In June 2016, the FASB issued ASU 2016-13, Financial Instruments - Credit Losses (Topic 326): Measurement of Credit Losses on Financial Instruments (“ASU 2016-13”). This ASU provides guidance for recognizing credit losses on financial instruments based on an estimate of current expected credit losses model. This new standard amends the current guidance on the impairment of financial instruments and adds an impairment model known as current expected credit loss (CECL) model that is based on expected losses rather than incurred losses. Under the new guidance, an entity will recognize as an allowance its estimate of expected credit losses. The FASB subsequently issued ASU 2019-04, Codification Improvements to Topic 326, Financial Instruments - Credit Losses, Topic 815, derivatives and Hedging, and Topic 825, Financial Instruments and ASU 2019-11, Codification Improvements to Topic 326, Financial Instruments - Credit Losses to clarify and address certain items related to the amendments in ASU 2016-13. ASC 2016-13 is effective for fiscal years beginning after December 15, 2022, including interim reporting periods within those fiscal years with early adoption permitted. The Company does not anticipate a significant impact on its consolidated financial statements based on its historical trend of bad debt expense relating to trade accounts receivable.

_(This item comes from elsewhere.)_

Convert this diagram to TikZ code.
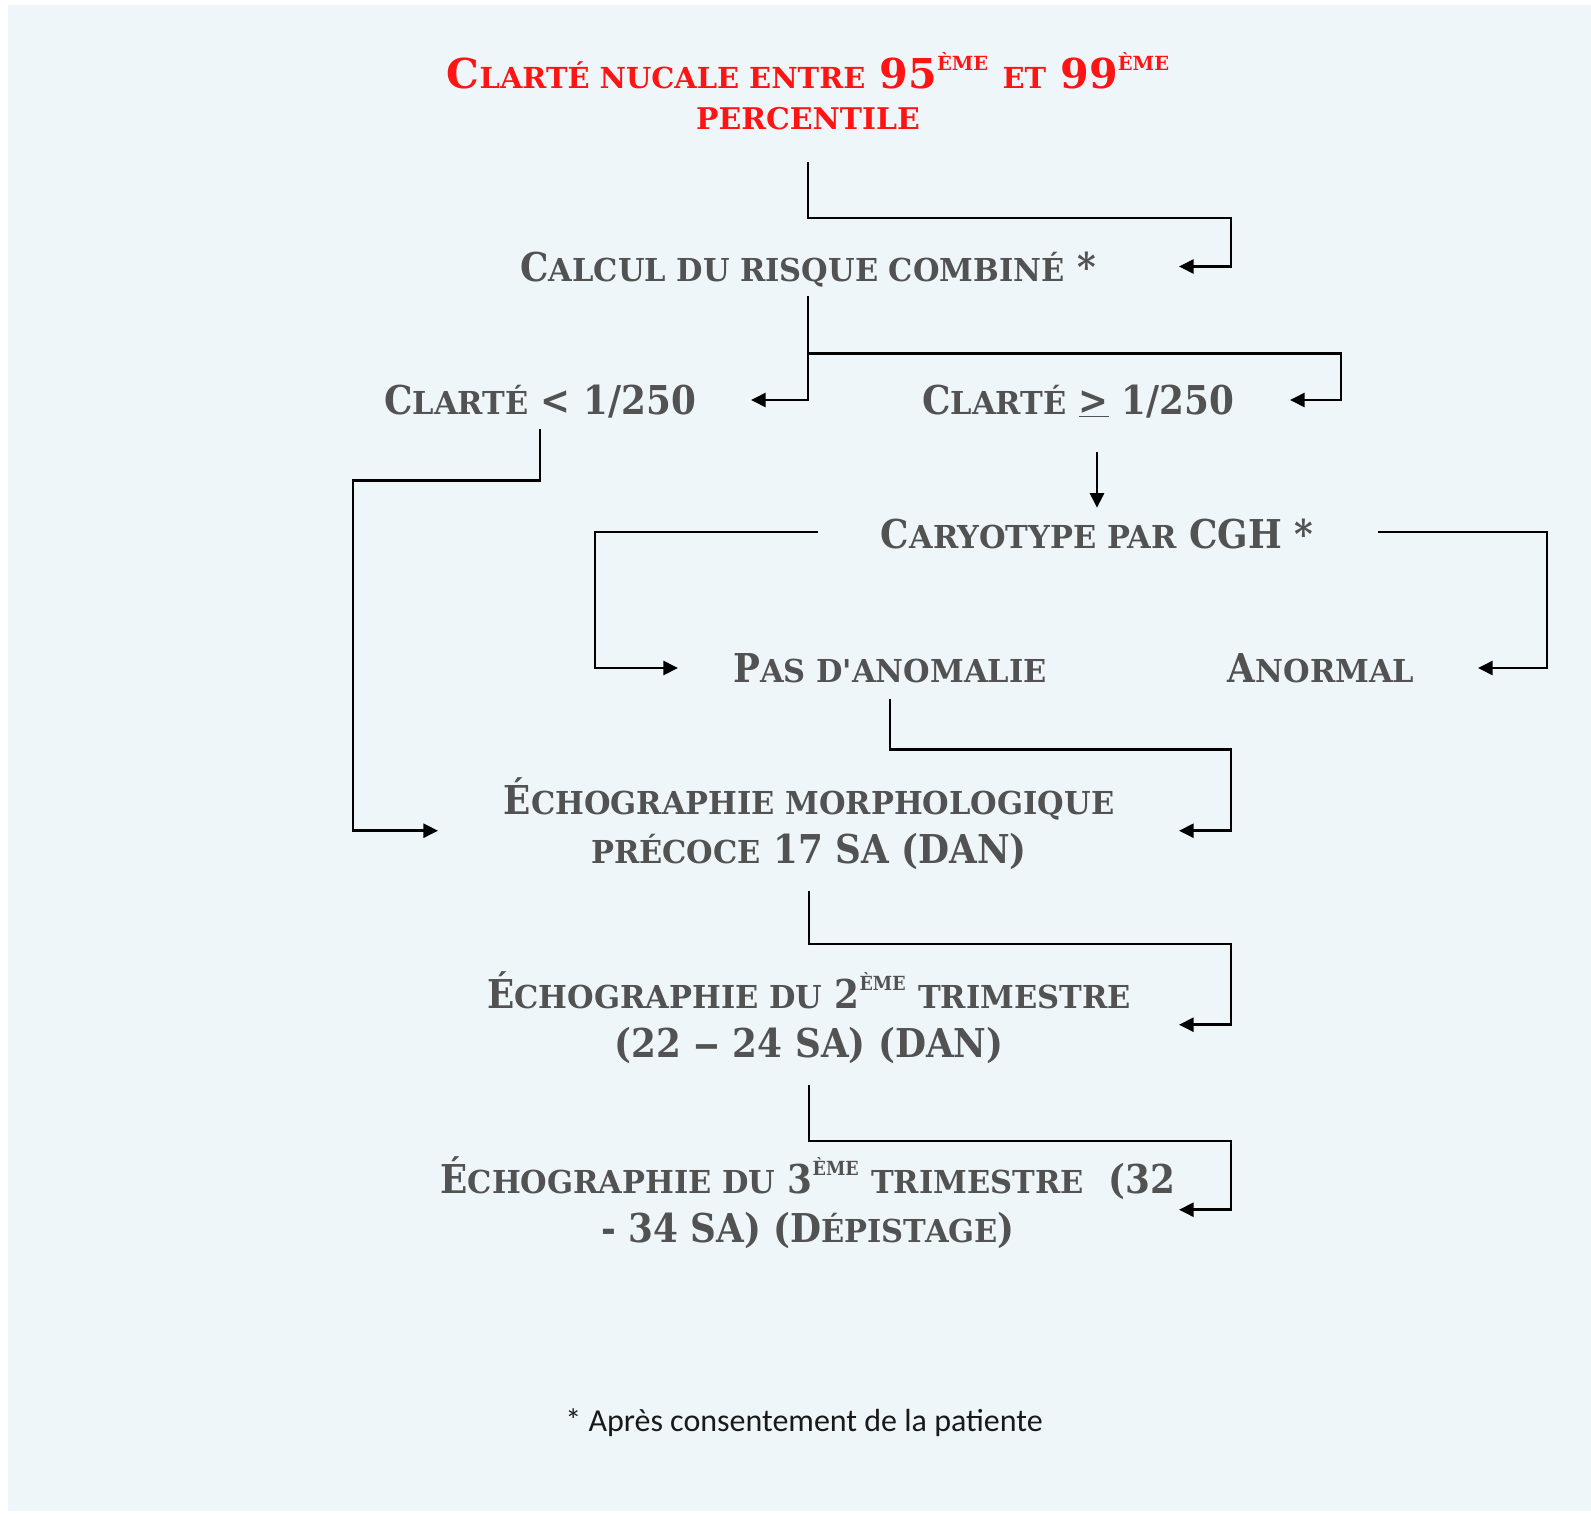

Operating Leases The Company through its wholly-owned subsidiary Holdings leases certain office space and manufacturing space under arrangements currently classified as leases under ASC 842. The Company recognizes lease expense for these leases on a straight-line basis over the lease term. Most leases include one or more options to renew, with renewal options ranging from 1 to 5 years. The exercise of lease renewal options is at the Company’s sole discretion.